Now, Abrams has the reins to those films, and he got a rapturous reception at last week's "Star Wars Celebration" convention, where he premiered the second teaser to The Force Awakens, the series' seventh "episode." It might be too much to call the Star Wars franchise moribund, but after Lucas' prequel trilogy, its future seemed dire. Lucasfilm's surprise sale to Disney in 2012, which placed Star Wars in the hands of producer Kathleen Kennedy, set it up as a moneymaker for years to come, but it had been hard to know what the Lucas-less sequels would look like until Kennedy hired Abrams to spearhead them.

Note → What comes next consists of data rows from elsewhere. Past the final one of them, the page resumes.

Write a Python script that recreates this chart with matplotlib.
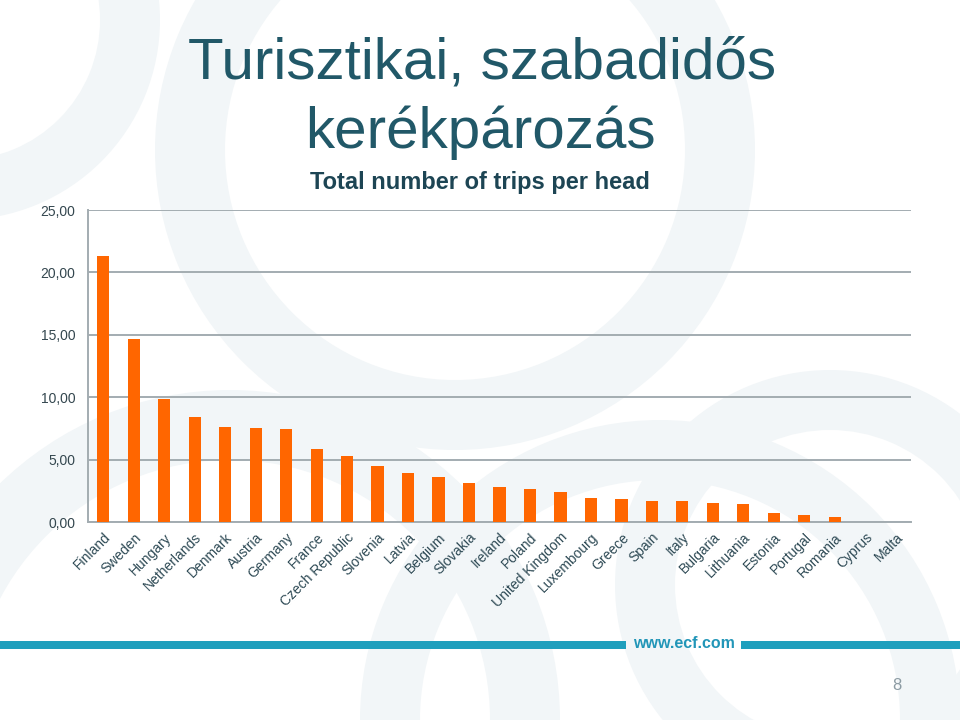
import matplotlib
matplotlib.use("Agg")
import matplotlib.pyplot as plt
from matplotlib.patches import Wedge, Rectangle

countries = ["Finland", "Sweden", "Hungary", "Netherlands", "Denmark", "Austria",
             "Germany", "France", "Czech Republic", "Slovenia", "Latvia", "Belgium",
             "Slovakia", "Ireland", "Poland", "United Kingdom", "Luxembourg", "Greece",
             "Spain", "Italy", "Bulgaria", "Lithuania", "Estonia", "Portugal",
             "Romania", "Cyprus", "Malta"]
trips_per_head = [21.35, 14.68, 9.87, 8.45, 7.65, 7.50, 7.42, 5.83, 5.25, 4.50,
                  3.92, 3.63, 3.13, 2.84, 2.62, 2.40, 1.95, 1.83, 1.72, 1.67,
                  1.56, 1.46, 0.74, 0.60, 0.37, 0.0, 0.0]
y_ticks = [0, 5, 10, 15, 20, 25]
y_tick_labels = ["0,00", "5,00", "10,00", "15,00", "20,00", "25,00"]

title_line1 = "Turisztikai, szabadidős"
title_line2 = "kerékpározás"
subtitle = "Total number of trips per head"

plt.rcParams['font.family'] = ['Liberation Sans', 'DejaVu Sans']

fig = plt.figure(figsize=(9.6, 7.2), dpi=100)
fig.patch.set_facecolor("white")

# decorative background (pixel coordinates)
bg = fig.add_axes([0, 0, 1, 1], zorder=0)
bg.set_xlim(0, 960)
bg.set_ylim(720, 0)
bg.axis("off")
ring_col = "#f2f6f8"
for (cx, cy, r, w) in [(455, 150, 300, 70), (-40, 20, 200, 60), (830, 585, 215, 60),
                       (230, 720, 330, 70), (660, 720, 300, 60)]:
    bg.add_patch(Wedge((cx, cy), r, 0, 360, width=w, facecolor=ring_col,
                       edgecolor="none"))

# bottom band
band_col = "#1f9fbd"
bg.add_patch(Rectangle((0, 641), 626, 8, facecolor=band_col, edgecolor="none"))
bg.add_patch(Rectangle((741, 641), 219, 8, facecolor=band_col, edgecolor="none"))
bg.text(684, 644, "www.ecf.com", ha="center", va="center", fontsize=11.5,
        fontweight="bold", color="#2296b8")
bg.text(897, 686, "8", ha="center", va="center", fontsize=12, color="#8c9ba3")

# titles
bg.text(482, 78, title_line1, ha="center", va="baseline",
        fontsize=42, color="#215868")
bg.text(480, 148, title_line2, ha="center", va="baseline",
        fontsize=42, color="#215868")
bg.text(480, 189, subtitle, ha="center", va="baseline", fontsize=17,
        fontweight="bold", color="#1d4554")

ax = fig.add_axes([88/960, 1-522/720, (911-88)/960, (522-210)/720], zorder=1)
ax.patch.set_alpha(0)
x = list(range(len(countries)))
ax.bar(x, trips_per_head, width=0.4, color="#ff6600", zorder=3)
ax.set_xlim(-0.5, len(countries)-0.5)
ax.set_ylim(0, 25)
ax.set_yticks(y_ticks)
ax.set_yticklabels(y_tick_labels, fontsize=10, color="#34474f")
ax.set_xticks(x)
ax.set_xticklabels(countries, rotation=45, ha="right", rotation_mode="anchor",
                   fontsize=10, color="#2e4a55")
ax.tick_params(axis="both", length=0)
ax.tick_params(axis="y", pad=9)
ax.tick_params(axis="x", pad=6)
ax.grid(axis="y", color="#a3acb1", linewidth=1.4, zorder=1)
for s in ["top", "right"]:
    ax.spines[s].set_visible(False)
for s in ["left", "bottom"]:
    ax.spines[s].set_color("#a3acb1")
    ax.spines[s].set_linewidth(1.4)

fig.savefig("out.png", dpi=100)
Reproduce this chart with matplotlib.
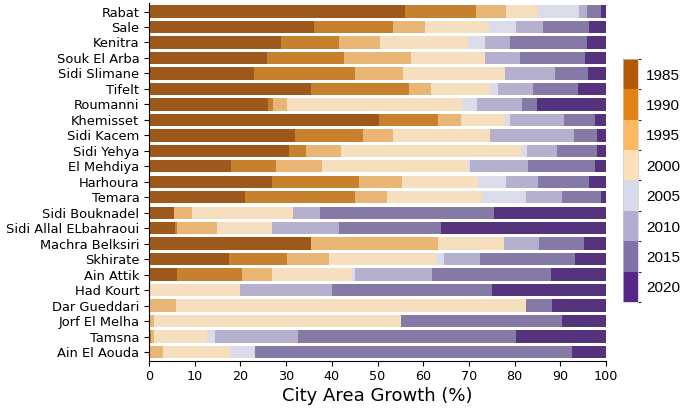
import colorsys
import numpy as np
import matplotlib
matplotlib.use("Agg")
import matplotlib.pyplot as plt
from matplotlib.colors import ListedColormap, BoundaryNorm, to_rgb
from matplotlib.cm import ScalarMappable

cities = ["Rabat", "Sale", "Kenitra", "Souk El Arba", "Sidi Slimane", "Tifelt",
          "Roumanni", "Khemisset", "Sidi Kacem", "Sidi Yehya", "El Mehdiya",
          "Harhoura", "Temara", "Sidi Bouknadel", "Sidi Allal ELbahraoui",
          "Machra Belksiri", "Skhirate", "Ain Attik", "Had Kourt", "Dar Gueddari",
          "Jorf El Melha", "Tamsna", "Ain El Aouda"]
years = [1985, 1990, 1995, 2000, 2005, 2010, 2015, 2020]

y1985 = [56.0, 36.2, 28.8, 25.9, 22.9, 35.4, 26.0, 50.3, 31.9, 30.6, 18.0, 27.0, 20.9, 5.4, 5.7, 35.5, 17.4, 6.1, 0, 0, 0, 0, 0]
y1990 = [15.5, 17.2, 12.7, 16.8, 22.2, 21.6, 1.1, 12.9, 14.9, 3.7, 9.7, 18.9, 24.1, 0, 0.4, 0, 12.8, 14.3, 0, 0, 0, 0.5, 0]
y1995 = [6.6, 6.9, 9.0, 14.6, 10.5, 4.6, 3.2, 5.0, 6.7, 7.8, 10.1, 9.4, 7.0, 3.9, 8.7, 27.8, 9.2, 6.6, 0, 5.8, 1.2, 0.7, 3.0]
y2000 = [7.1, 14.0, 19.2, 16.3, 22.3, 13.0, 38.2, 9.8, 21.2, 39.2, 32.1, 16.8, 20.8, 22.2, 12.1, 14.4, 23.7, 17.4, 19.9, 76.6, 54.0, 11.4, 14.8]
y2005 = [8.9, 6.0, 3.8, 0, 0, 1.8, 3.2, 1.0, 0, 1.5, 0.3, 6.1, 9.7, 0, 0, 0, 1.5, 0.6, 0, 0, 0, 1.9, 5.3]
y2010 = [1.8, 5.9, 5.5, 7.6, 11.0, 7.7, 9.9, 11.9, 18.3, 6.4, 12.7, 6.9, 7.9, 6.0, 14.6, 7.6, 7.8, 17.0, 20.1, 0, 0, 18.0, 0]
y2015 = [2.9, 10.1, 16.8, 14.3, 7.2, 9.8, 3.2, 6.7, 5.0, 8.8, 14.8, 11.1, 8.5, 38.1, 22.4, 9.9, 20.8, 25.9, 35.0, 5.8, 35.2, 47.8, 69.5]
y2020 = [1.2, 3.7, 4.2, 4.5, 3.9, 6.1, 15.2, 2.4, 2.0, 2.0, 2.3, 3.8, 1.1, 24.4, 36.1, 4.8, 6.8, 12.1, 25.0, 11.8, 9.6, 19.7, 7.4]

series = [y1985, y1990, y1995, y2000, y2005, y2010, y2015, y2020]
palette = ["#b35806", "#e08214", "#fdb863", "#fee0b6", "#d8daeb", "#b2abd2", "#8073ac", "#542788"]


def desaturate(c, prop=0.75):
    h, l, s = colorsys.rgb_to_hls(*to_rgb(c))
    return colorsys.hls_to_rgb(h, l, s * prop)


fig = plt.figure(figsize=(6.83, 4.11), dpi=100)
ax = fig.add_axes([149 / 683, 1 - 360.5 / 411, (606 - 149) / 683, 357.5 / 411])

ypos = np.arange(len(cities))
left = np.zeros(len(cities))
for vals, col in zip(series, palette):
    v = np.array(vals, dtype=float)
    ax.barh(ypos, v, left=left, height=0.8, color=desaturate(col), linewidth=0)
    left += v

ax.set_xlim(0, 100)
ax.set_ylim(len(cities) - 1 + 0.55, -0.55)
ax.set_yticks(ypos)
ax.set_yticklabels(cities, fontsize=9.4)
ax.set_xticks(np.arange(0, 101, 10))
ax.tick_params(axis="x", labelsize=9.2)
ax.set_xlabel("City Area Growth (%)", fontsize=13, labelpad=3)
ax.spines["top"].set_visible(False)
ax.spines["right"].set_visible(False)

cmap = ListedColormap(palette)
bounds = np.arange(len(years) + 1)
norm = BoundaryNorm(bounds, cmap.N)
cax = fig.add_axes([623 / 683, 1 - 302 / 411, 14.5 / 683, 243 / 411])
sm = ScalarMappable(norm=norm, cmap=cmap)
cb = fig.colorbar(sm, cax=cax, ticks=np.arange(len(years)) + 0.5, drawedges=True)
cb.set_ticklabels([str(y) for y in years])
for lbl in cb.ax.get_yticklabels():
    lbl.set_family(["Liberation Sans", "DejaVu Sans"])
cb.ax.tick_params(length=0, labelsize=11, pad=6)
cb.ax.invert_yaxis()
cb.outline.set_edgecolor("#cccccc")
cb.outline.set_linewidth(0.5)
cb.dividers.set_color("#555555")
cb.dividers.set_linewidth(0.6)
cb.dividers.set_alpha(0.6)

fig.savefig("out.png", dpi=100)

Kennedy, a longtime collaborator with Steven Spielberg, has known Abrams since he was 14 years old and doing a young movie nerd's dream job—watching and restoring the Super 8 films Spielberg made as a child. With a background like that, it's no wonder Abrams taps into the classic Hollywood moviemaking of that era, nor is it surprising that Kennedy saw him as the perfect candidate for The Force Awakens, persuading him to leave the Trek franchise and numerous other projects for what Abrams called "the first movie that blew my mind."

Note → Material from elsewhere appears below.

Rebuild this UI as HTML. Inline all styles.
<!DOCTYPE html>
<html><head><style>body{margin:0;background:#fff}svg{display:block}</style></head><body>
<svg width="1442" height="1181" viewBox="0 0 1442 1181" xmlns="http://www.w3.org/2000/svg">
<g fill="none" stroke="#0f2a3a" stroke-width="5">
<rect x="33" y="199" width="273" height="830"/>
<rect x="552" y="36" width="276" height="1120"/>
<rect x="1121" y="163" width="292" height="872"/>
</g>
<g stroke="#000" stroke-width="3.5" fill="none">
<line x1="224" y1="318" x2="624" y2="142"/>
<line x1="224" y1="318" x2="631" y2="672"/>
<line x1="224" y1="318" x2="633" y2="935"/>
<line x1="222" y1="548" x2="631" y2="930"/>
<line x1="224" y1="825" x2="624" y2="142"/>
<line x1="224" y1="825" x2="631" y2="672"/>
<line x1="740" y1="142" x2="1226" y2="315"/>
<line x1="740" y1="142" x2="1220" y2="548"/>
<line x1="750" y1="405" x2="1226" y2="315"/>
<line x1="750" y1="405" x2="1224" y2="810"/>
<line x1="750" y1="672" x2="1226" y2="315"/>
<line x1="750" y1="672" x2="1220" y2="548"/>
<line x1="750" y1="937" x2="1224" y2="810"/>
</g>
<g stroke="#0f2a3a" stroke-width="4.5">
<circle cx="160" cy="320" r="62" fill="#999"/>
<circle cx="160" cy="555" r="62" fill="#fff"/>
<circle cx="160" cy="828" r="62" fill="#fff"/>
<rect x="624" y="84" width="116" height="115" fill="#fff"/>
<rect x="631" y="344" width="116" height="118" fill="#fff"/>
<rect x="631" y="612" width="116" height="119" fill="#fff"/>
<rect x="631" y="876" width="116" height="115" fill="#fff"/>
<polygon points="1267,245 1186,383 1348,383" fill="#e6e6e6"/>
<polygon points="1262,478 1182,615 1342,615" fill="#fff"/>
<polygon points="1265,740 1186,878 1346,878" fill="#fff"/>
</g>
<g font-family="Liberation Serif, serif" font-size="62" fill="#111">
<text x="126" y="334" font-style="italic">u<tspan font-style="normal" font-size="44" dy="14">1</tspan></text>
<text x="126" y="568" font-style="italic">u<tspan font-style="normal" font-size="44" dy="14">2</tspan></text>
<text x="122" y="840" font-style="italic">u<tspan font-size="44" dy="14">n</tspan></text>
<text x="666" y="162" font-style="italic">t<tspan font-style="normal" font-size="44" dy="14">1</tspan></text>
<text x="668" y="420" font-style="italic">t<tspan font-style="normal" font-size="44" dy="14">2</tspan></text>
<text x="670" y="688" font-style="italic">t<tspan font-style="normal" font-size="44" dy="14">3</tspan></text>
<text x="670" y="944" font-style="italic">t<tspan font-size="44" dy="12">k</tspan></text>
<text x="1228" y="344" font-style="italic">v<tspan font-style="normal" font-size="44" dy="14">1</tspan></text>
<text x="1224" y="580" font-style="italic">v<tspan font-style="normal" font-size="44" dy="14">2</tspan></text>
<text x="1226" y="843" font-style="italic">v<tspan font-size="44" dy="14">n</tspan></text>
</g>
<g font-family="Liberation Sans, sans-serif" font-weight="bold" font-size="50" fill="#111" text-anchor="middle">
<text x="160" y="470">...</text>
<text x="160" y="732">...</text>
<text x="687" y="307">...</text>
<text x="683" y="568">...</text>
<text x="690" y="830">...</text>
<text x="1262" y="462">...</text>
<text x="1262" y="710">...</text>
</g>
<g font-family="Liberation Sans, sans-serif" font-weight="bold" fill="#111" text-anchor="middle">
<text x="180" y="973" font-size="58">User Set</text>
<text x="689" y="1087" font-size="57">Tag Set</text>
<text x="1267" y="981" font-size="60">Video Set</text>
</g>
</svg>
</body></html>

The Force Awakens is looking to blow audience's minds in the same way. As my colleague Spencer Kornhaber noted of the film's most recent trailer, there's nothing going on here that audiences haven't seen before. Familiar faces, stormtroopers, X-Wings swooping around, all set to John Williams' score; this is the stuff of nostalgia, not the breath of fresh air the original Star Wars offered in 1977. Whatever new formula Abrams might be adding, it's certainly not apparent from the advertising, which is instead designed to remind everyone of the first time they saw Han and Chewie in the Millennium Falcon.

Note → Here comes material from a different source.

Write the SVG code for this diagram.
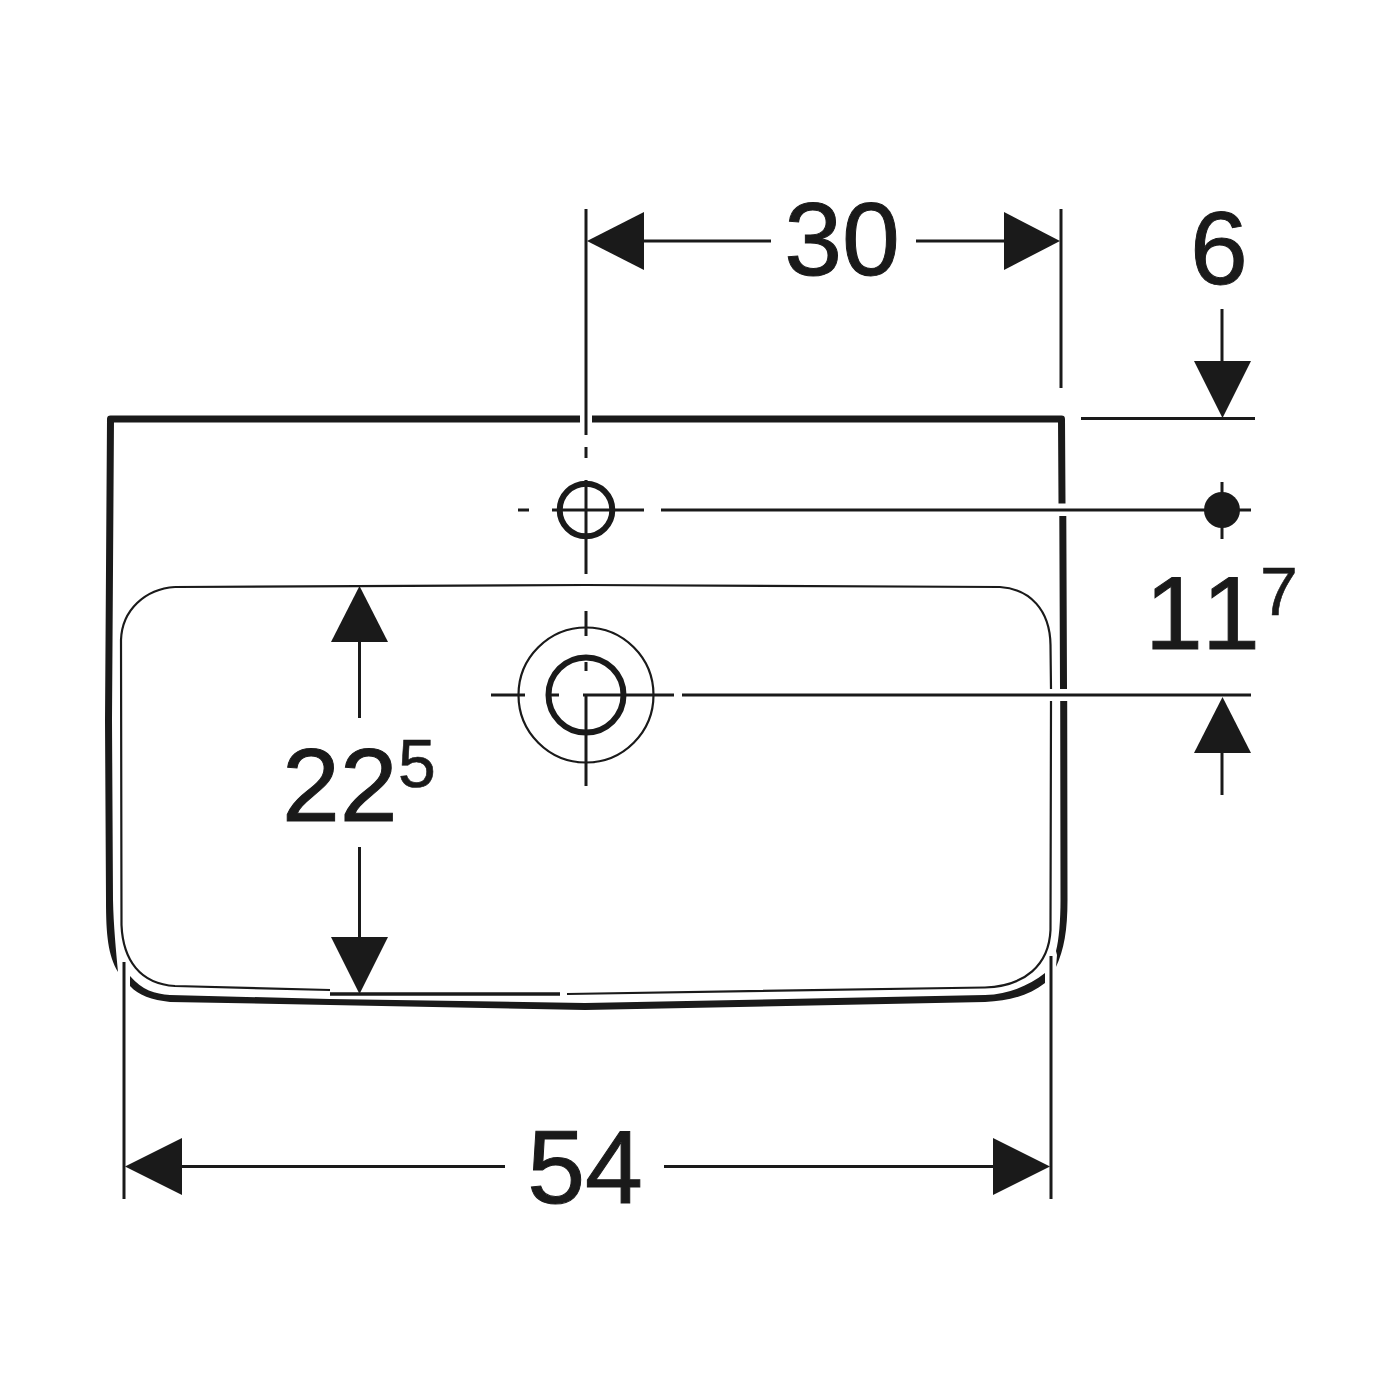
<svg xmlns="http://www.w3.org/2000/svg" width="1400" height="1400" viewBox="0 0 1400 1400">
<style>
.l{fill:none;stroke:#1a1a1a;stroke-width:3}
.o{fill:none;stroke:#1a1a1a;stroke-width:7;stroke-linejoin:round}
.b{fill:none;stroke:#1a1a1a;stroke-width:2.200}
.a{fill:#1a1a1a}
text{font-family:"Liberation Sans",Arial,sans-serif;fill:#1a1a1a;stroke:#1a1a1a;stroke-width:1}
.n{font-size:104px}
.s{font-size:68px;stroke-width:.6}
</style>
<rect width="1400" height="1400" fill="#ffffff"/>
<g id="basin-outer">
<path class="o" d="M109.500 900L108.500 720L110.500 419H580M592 419H1061.500L1062 503.500M1062.800 516L1063.500 689M1063.700 701L1064 900"/>
<path class="a" d="M106 900C106 935 108 955 118 972C116 950 113.500 925 113 900Z"/>
<path class="a" d="M1060.500 900C1060.500 920 1059 940 1056 951L1057 955L1056 967C1064 950 1067.500 930 1067.500 900Z"/>
<path class="a" d="M130 976C142 990 155 994 170 995L330 999L585 1003L985 995C1010 994 1030 985 1045 973L1045 983C1030 995 1010 1001 985 1002L585 1010L330 1005L170 1002C152 1000 138 995 130 986Z"/>
</g>
<g id="basin-inner">
<path class="b" d="M175 587L585 585L1000 587C1030 589 1050 610 1050.500 645L1051 689M1051 701L1050.500 930C1049 965 1025 986 985 987.500L567 994"/>
<path class="b" d="M330 990L175 986C140 984 123 960 121.500 925L121 640C122 610 145 589 175 587"/>
<path d="M330 994H560" fill="none" stroke="#1a1a1a" stroke-width="3.500"/>
</g>
<g id="holes">
<circle class="o" style="stroke-width:6" cx="586" cy="510" r="26.300"/>
<circle class="b" cx="586" cy="695" r="67.500"/>
<circle class="o" style="stroke-width:6" cx="586" cy="695" r="37.500"/>
</g>
<g id="connectors">
<path class="l" d="M586 209V435M586 447V458M586 480V574M586 611V636M586 662V671M586 695V786"/>
<path class="l" d="M518 510H529M552 510H644M661 510H1251"/>
<path class="l" d="M491 695H525M546 695H559M583 695H674M682 695H1251"/>
<path class="l" d="M1061 209V388M1081 418.500H1255M1222 482V539"/>
<path class="l" d="M644 241H771M916 241H1004"/>
<path class="l" d="M1222 309V361M1222 753V795"/>
<path class="l" d="M359.500 642V718M359.500 847V937"/>
<path class="l" d="M124 962V1199M1051 956V1199M182 1166.500H505M664 1166.500H993"/>
<circle class="a" cx="1222" cy="510" r="18"/>
<path class="a" d="M587 241L644 212V270Z"/>
<path class="a" d="M1060 241L1004 212V270Z"/>
<path class="a" d="M1222.500 418L1194 361H1251Z"/>
<path class="a" d="M1222.500 697L1194 753H1251Z"/>
<path class="a" d="M359.500 586L331 642H388Z"/>
<path class="a" d="M359.500 994L331 937H388Z"/>
<path class="a" d="M125 1166.500L182 1138V1195Z"/>
<path class="a" d="M1050 1166.500L993 1138V1195Z"/>
</g>
<g id="labels">
<text class="n" x="842" y="275" text-anchor="middle">30</text>
<text class="n" x="1219" y="284" text-anchor="middle">6</text>
<text class="n" x="1145 1202" y="649">11</text>
<text class="s" x="1260" y="615">7</text>
<text class="n" x="282" y="821">22</text>
<text class="s" x="398" y="787">5</text>
<text class="n" x="585" y="1203" text-anchor="middle">54</text>
</g>
</svg>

But there are indeed hints that Abrams is going to do more than just recycle Star Wars' greatest hits. When George Lucas made his maligned prequels, one of his biggest challenges was the great leaps in movie technology that took place between Return of the Jedi in 1983 and The Phantom Menace in 1999. How could that be reconciled with the fact that Phantom was set before the original trilogy? Lucas, to the dismay of critics, doubled down and used CGI and green screen for everything, embracing the fact that he could make the "Old Republic" look like an unblemished jewel, primed for the great downfall audiences knew would come. Abrams has wisely gone the other way, returning to the practical effects of the original films. When the Millennium Falcon loop-de-loops at the end of The Force Awakens' first teaser, the real thrill is the feeling that the camera is actually moving with it, rather than mimicking that feeling with the programmed virtual cinematography Lucas eventually leaned on.

With the second teaser's bravura opening shot, Abrams is communicating everything viewers need to know about his Star Wars world with the same tactical, brilliant economy of his Star Trek. Here's the Star Destroyer fans remember, but crumpled on a planet's surface; Darth Vader's mask, burned and disfigured; Luke Skywalker's artificial hand, its fake skin gone after all these years. Most importantly of all, there's the first lightsaber audiences ever saw in a Star Wars film, seemingly being put in Leia's hands, a small but powerful piece of imagery that signals an upending of the long-standing gender dynamics of the original series, as Salon's Sonia Saraiya noted.

It's as if the blessed artifacts of the original films have been recovered by Abrams, an intrepid Hollywood archeologist who understands their power. By the time Harrison Ford delivers his one line ("Chewie, we're home"), Star Wars fans can't help but feel moved, even if the emotional manipulation at work is obvious. It's ridiculous to assume a film will succeed based on just two minutes of expertly edited footage. But Abrams has always understood the difference between nostalgia and tackiness. It's not just that you have to remind an audience of something they once loved—you have to make sure they still love it. With Star Wars, the deck is stacked in Abrams' favor.